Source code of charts
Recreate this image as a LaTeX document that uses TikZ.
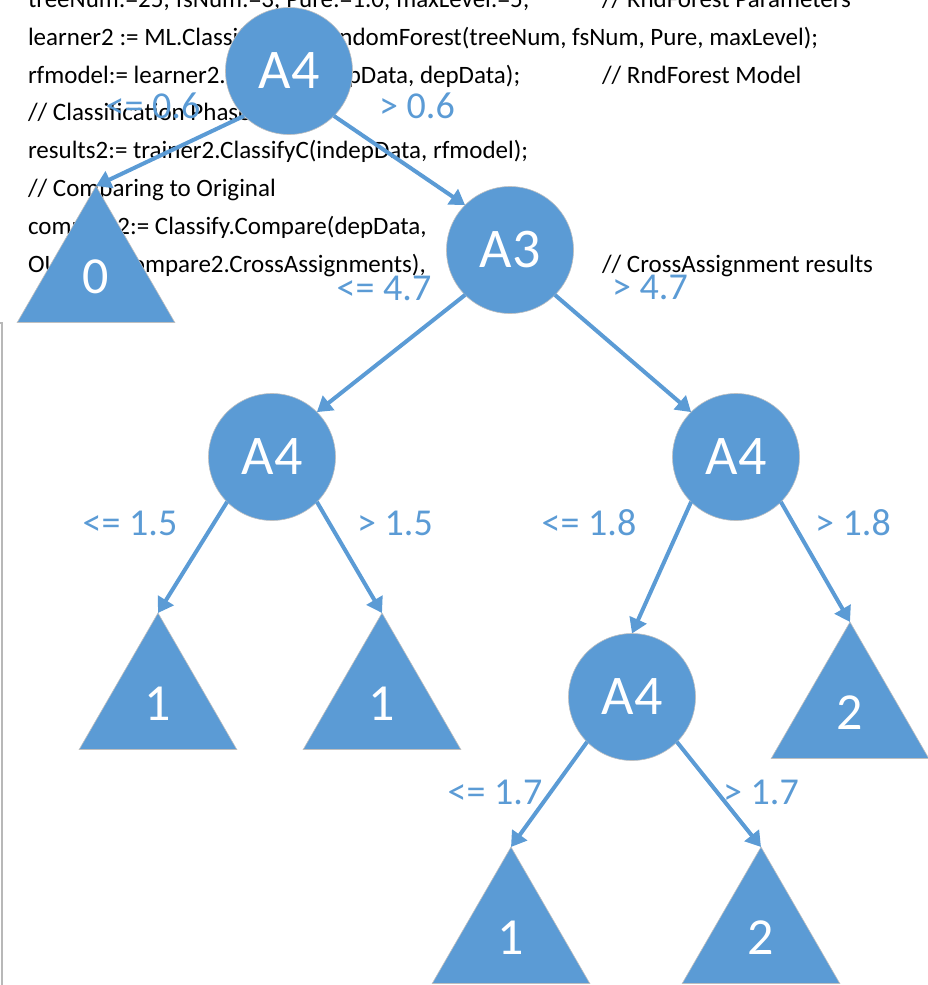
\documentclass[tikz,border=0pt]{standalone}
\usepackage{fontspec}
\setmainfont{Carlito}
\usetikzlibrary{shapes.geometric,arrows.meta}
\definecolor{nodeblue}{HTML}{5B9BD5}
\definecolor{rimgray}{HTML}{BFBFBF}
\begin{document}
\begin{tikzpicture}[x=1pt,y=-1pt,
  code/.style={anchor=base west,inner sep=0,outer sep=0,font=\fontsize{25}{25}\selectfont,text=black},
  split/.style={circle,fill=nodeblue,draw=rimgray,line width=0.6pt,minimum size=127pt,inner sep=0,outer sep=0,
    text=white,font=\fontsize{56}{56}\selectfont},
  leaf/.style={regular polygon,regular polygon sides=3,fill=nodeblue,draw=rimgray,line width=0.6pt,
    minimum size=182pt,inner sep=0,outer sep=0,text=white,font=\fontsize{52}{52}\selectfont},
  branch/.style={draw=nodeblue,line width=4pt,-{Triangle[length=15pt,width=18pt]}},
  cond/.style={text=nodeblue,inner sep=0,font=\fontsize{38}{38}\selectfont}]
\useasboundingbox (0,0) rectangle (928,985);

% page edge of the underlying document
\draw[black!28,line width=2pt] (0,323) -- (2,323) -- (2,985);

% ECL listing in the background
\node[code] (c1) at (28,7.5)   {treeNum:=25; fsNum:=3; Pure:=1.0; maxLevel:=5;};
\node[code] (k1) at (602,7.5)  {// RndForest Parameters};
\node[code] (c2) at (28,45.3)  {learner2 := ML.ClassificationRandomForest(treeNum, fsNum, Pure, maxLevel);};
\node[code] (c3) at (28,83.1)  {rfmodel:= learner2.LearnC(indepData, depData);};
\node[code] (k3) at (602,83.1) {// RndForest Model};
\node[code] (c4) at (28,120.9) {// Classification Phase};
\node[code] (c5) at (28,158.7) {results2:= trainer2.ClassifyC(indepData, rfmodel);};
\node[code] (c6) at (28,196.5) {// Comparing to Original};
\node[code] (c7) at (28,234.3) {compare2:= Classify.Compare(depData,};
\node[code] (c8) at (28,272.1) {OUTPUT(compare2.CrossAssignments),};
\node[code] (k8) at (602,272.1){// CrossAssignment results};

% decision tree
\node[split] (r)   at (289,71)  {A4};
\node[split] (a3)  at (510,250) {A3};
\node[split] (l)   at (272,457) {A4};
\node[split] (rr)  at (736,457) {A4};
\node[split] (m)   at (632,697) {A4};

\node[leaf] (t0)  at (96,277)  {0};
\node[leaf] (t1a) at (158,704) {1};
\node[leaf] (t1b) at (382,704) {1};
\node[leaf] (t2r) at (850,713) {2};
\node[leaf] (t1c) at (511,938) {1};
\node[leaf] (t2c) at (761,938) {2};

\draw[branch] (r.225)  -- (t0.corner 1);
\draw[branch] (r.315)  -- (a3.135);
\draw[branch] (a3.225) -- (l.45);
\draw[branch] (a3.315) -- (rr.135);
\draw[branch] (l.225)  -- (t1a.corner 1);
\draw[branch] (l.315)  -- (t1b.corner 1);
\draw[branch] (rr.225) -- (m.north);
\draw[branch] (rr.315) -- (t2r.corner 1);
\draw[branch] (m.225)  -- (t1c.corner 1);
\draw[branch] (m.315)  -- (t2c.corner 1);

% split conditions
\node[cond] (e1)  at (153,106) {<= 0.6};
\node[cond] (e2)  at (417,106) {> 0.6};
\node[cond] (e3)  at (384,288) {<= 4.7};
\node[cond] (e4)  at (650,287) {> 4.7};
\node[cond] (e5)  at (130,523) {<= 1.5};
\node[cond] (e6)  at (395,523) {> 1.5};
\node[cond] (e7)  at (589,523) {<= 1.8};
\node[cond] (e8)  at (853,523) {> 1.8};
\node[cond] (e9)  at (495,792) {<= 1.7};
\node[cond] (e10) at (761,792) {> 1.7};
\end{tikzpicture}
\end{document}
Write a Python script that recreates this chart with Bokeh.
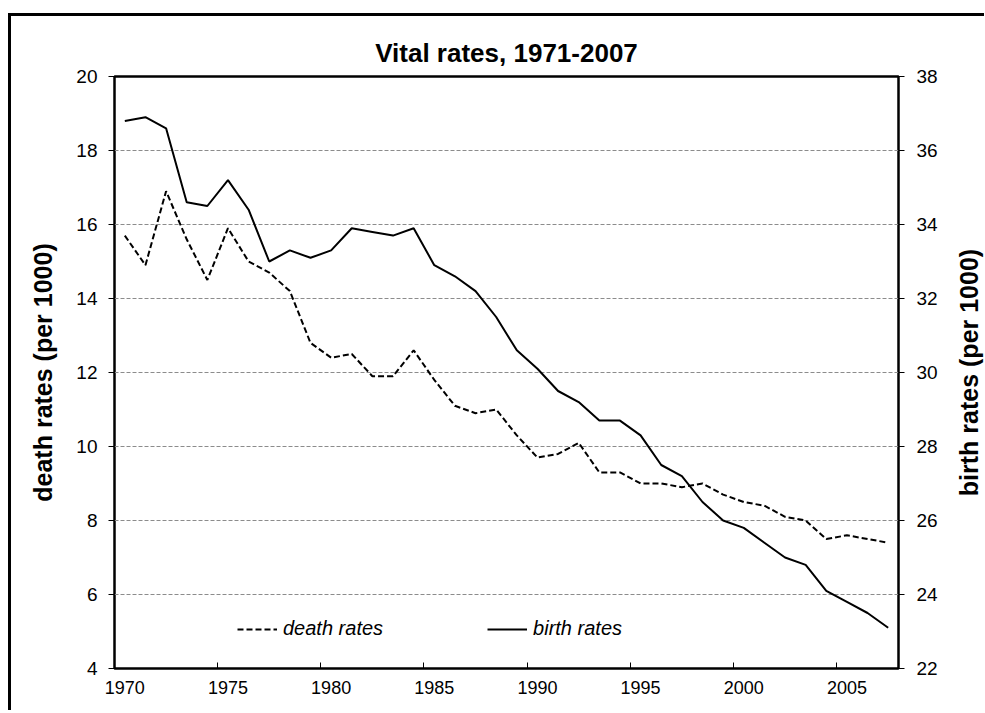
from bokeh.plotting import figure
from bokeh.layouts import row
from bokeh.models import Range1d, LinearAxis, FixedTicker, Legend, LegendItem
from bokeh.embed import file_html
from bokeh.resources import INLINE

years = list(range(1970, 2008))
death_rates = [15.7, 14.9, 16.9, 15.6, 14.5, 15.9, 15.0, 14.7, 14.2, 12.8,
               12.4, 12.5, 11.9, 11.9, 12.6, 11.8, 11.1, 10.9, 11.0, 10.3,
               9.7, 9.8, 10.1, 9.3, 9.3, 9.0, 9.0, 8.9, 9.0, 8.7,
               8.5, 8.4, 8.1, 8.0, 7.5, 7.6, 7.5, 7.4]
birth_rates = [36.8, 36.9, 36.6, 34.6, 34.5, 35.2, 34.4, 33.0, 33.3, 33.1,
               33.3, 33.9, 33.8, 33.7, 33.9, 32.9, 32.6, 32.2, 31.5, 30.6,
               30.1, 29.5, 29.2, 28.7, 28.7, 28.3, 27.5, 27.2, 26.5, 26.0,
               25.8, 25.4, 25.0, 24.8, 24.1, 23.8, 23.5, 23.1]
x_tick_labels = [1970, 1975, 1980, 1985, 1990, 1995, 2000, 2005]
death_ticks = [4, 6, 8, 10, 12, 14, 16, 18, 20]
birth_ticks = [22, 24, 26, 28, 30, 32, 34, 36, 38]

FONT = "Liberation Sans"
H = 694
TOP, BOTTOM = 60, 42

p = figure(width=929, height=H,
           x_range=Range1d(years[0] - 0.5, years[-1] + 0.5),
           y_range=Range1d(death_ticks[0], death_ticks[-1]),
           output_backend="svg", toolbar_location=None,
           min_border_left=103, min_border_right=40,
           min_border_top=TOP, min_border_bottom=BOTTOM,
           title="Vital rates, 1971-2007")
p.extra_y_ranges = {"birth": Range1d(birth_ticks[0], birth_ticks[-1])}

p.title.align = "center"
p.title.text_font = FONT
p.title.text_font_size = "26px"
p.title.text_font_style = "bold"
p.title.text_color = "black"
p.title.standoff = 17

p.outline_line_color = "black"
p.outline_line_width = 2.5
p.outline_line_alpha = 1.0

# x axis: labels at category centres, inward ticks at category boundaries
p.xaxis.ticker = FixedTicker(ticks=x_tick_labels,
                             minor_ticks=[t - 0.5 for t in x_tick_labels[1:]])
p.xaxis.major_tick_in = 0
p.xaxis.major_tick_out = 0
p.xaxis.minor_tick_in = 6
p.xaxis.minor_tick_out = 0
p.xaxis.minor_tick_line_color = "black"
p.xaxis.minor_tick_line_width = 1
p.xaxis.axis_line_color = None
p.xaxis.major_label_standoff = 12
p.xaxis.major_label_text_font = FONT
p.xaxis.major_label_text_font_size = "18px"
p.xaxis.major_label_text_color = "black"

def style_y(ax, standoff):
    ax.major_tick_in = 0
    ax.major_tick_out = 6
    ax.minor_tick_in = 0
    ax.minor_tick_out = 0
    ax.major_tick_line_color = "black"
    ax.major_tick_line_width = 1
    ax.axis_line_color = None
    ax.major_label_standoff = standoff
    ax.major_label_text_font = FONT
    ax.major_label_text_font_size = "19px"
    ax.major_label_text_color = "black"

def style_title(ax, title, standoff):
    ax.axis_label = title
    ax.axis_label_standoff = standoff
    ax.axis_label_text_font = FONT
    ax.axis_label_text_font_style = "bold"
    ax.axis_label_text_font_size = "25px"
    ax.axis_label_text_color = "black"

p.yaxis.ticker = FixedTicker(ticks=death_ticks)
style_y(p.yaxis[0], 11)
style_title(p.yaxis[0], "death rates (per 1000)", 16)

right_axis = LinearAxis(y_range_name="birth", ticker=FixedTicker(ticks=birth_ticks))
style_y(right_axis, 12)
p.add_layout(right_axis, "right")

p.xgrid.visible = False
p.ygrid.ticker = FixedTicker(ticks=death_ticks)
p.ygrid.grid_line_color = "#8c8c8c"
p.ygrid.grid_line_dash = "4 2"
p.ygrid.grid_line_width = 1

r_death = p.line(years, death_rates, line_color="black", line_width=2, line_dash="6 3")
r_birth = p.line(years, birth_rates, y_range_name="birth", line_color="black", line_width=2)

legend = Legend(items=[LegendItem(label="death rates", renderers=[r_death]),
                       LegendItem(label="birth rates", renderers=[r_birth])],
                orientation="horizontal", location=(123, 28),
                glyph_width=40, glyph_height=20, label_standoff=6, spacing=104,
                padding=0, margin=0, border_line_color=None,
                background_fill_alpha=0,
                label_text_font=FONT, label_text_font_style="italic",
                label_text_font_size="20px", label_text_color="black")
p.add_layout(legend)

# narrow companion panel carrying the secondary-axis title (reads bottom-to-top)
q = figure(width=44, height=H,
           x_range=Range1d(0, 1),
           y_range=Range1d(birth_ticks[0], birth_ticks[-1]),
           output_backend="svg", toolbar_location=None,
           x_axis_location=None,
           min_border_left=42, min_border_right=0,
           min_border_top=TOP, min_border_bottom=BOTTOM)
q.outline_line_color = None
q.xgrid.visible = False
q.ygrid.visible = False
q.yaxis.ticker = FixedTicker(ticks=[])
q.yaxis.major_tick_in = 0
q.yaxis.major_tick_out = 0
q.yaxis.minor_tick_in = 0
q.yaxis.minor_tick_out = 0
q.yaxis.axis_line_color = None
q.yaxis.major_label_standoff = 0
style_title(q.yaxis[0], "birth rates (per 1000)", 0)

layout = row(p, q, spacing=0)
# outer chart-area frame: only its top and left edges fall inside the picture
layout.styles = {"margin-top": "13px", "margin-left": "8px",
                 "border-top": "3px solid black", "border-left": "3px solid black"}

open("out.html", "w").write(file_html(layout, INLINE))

SHORT TASK
Start at the line above containing "Write a Python" and stop at the line containing "from bokeh.resources import INLINE": print those lines and everything between them exactly, but not the pictures.

TASK SOLUTION
Write a Python script that recreates this chart with Bokeh.
from bokeh.plotting import figure
from bokeh.layouts import row
from bokeh.models import Range1d, LinearAxis, FixedTicker, Legend, LegendItem
from bokeh.embed import file_html
from bokeh.resources import INLINE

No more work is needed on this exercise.